DIRECTIONS:
Quote the records below word for word, please, from the very first line through the one that contains "from matplotlib.lines import Line2D", and nothing beyond it.

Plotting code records
━━━

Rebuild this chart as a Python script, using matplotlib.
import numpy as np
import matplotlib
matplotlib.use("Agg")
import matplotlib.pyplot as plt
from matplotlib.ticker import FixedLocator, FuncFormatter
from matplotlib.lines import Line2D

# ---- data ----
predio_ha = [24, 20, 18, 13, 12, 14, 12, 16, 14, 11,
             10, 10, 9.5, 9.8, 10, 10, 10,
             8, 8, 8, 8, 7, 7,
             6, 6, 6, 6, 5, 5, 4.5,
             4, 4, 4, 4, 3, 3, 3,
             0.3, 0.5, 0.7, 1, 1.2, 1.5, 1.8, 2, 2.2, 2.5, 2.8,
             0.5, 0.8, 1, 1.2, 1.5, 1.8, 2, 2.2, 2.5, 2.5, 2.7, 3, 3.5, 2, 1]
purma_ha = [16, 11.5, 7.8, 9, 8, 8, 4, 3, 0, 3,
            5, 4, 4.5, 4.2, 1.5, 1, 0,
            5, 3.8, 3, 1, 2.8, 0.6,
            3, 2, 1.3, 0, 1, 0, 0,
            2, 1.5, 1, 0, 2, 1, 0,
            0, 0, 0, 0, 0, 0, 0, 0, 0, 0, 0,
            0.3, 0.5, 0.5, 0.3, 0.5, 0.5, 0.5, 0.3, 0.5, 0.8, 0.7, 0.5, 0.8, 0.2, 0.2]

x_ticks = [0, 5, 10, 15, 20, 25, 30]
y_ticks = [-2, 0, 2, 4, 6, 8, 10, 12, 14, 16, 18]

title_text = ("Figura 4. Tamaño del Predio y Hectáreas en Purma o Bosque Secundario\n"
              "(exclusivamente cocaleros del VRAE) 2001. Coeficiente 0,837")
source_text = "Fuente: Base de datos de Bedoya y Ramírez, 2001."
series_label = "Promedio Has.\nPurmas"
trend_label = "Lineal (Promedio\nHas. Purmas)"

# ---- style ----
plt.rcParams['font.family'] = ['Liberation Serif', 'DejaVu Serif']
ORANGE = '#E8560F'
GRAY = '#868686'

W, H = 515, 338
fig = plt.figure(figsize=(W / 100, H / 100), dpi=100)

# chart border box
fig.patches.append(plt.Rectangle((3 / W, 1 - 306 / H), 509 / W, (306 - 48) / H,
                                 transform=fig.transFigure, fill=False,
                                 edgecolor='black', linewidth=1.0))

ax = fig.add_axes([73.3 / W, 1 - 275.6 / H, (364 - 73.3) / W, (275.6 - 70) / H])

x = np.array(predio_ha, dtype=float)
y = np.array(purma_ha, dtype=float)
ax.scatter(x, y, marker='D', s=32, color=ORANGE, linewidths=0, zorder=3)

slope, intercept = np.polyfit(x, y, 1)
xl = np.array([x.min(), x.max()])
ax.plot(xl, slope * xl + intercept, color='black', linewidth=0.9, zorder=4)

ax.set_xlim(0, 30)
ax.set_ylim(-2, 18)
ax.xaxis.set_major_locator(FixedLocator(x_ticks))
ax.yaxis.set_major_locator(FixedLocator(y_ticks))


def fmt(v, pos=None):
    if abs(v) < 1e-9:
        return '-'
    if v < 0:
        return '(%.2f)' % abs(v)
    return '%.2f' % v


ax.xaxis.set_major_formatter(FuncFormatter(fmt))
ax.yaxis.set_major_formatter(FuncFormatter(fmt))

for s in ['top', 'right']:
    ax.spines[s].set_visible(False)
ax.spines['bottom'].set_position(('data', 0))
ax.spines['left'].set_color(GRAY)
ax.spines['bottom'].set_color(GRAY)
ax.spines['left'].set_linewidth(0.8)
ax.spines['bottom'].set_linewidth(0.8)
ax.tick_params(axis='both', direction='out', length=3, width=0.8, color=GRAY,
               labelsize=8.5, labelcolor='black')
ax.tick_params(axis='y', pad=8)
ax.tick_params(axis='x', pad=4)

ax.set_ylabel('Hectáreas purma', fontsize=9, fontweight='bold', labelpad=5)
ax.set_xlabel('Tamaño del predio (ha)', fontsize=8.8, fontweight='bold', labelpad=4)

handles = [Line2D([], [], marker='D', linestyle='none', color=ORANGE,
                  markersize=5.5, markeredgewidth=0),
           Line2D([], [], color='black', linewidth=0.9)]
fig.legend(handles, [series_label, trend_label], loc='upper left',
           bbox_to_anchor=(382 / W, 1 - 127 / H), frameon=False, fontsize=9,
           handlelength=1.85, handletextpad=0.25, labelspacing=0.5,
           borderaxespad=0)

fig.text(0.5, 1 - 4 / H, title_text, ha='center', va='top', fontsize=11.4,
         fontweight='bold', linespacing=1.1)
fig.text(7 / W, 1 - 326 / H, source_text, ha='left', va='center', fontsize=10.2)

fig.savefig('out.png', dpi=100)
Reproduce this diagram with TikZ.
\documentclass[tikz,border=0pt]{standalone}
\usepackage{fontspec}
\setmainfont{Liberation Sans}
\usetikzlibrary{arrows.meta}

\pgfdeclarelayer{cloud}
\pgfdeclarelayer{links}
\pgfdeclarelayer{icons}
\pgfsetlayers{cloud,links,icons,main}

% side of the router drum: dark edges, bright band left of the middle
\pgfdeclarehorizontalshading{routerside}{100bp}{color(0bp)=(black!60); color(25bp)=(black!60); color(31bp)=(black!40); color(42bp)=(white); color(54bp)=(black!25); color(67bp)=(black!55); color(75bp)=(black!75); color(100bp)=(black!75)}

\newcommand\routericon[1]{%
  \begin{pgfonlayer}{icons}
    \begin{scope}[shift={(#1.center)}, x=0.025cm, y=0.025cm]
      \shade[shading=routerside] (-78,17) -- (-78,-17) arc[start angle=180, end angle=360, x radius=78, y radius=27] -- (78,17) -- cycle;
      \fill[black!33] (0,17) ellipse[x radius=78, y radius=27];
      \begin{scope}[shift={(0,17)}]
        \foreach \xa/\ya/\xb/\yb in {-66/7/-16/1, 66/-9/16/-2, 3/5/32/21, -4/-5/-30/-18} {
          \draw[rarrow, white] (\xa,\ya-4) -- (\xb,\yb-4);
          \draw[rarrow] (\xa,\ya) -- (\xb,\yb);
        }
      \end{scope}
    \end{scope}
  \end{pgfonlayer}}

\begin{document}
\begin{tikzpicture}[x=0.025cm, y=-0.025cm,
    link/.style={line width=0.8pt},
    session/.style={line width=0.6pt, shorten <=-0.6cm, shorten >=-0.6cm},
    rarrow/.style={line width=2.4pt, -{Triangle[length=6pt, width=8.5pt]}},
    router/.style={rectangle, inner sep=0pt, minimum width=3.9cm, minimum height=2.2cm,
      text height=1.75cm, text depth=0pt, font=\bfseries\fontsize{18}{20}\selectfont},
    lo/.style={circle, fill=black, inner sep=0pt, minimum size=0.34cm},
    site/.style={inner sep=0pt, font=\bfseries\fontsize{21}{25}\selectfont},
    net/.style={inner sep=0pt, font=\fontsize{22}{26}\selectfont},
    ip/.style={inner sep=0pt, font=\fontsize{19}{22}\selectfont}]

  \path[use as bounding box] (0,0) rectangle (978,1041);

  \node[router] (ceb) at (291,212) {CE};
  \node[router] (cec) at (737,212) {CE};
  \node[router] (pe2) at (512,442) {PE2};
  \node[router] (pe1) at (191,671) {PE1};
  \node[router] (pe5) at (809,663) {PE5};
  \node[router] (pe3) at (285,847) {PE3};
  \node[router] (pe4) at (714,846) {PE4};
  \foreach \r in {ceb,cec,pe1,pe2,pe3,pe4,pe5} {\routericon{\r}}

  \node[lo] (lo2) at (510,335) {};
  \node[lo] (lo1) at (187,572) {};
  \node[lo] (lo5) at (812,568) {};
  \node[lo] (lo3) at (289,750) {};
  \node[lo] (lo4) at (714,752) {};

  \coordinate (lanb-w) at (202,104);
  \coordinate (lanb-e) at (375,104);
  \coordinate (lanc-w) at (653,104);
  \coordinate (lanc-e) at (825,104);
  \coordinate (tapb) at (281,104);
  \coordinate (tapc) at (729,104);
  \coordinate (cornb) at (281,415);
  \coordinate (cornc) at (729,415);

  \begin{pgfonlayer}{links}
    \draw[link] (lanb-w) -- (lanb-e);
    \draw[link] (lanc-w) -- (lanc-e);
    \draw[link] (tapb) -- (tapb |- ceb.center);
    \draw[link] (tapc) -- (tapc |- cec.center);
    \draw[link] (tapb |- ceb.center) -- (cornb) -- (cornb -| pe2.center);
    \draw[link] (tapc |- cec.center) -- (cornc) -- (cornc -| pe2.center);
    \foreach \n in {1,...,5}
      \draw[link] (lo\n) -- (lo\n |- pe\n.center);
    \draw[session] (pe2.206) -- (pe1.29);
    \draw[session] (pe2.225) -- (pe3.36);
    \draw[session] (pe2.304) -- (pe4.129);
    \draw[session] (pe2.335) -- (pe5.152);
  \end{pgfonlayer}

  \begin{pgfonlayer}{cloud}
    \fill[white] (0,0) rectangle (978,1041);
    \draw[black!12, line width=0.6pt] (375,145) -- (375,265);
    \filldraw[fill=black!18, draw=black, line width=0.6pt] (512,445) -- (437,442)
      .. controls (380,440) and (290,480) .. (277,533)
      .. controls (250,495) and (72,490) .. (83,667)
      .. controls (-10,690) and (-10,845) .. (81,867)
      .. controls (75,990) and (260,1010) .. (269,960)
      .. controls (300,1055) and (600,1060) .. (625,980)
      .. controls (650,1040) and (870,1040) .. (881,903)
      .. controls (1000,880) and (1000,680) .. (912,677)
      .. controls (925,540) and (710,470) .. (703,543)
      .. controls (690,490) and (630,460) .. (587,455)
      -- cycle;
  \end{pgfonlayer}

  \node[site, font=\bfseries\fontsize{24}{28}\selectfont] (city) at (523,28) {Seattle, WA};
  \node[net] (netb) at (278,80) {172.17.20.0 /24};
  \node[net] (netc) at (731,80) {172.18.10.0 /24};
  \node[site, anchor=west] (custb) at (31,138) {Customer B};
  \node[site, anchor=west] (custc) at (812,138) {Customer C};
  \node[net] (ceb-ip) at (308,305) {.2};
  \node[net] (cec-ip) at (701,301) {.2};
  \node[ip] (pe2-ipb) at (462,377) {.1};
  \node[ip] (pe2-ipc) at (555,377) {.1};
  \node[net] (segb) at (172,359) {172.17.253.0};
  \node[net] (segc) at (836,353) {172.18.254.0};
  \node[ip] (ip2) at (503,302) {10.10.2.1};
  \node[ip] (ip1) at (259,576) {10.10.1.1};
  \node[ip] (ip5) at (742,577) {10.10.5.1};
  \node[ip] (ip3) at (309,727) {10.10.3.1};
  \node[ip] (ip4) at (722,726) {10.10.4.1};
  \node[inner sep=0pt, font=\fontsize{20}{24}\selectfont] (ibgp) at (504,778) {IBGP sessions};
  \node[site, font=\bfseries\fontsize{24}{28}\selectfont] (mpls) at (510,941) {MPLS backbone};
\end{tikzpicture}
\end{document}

━━━

OUTPUT BELOW:
Rebuild this chart as a Python script, using matplotlib.
import numpy as np
import matplotlib
matplotlib.use("Agg")
import matplotlib.pyplot as plt
from matplotlib.ticker import FixedLocator, FuncFormatter
from matplotlib.lines import Line2D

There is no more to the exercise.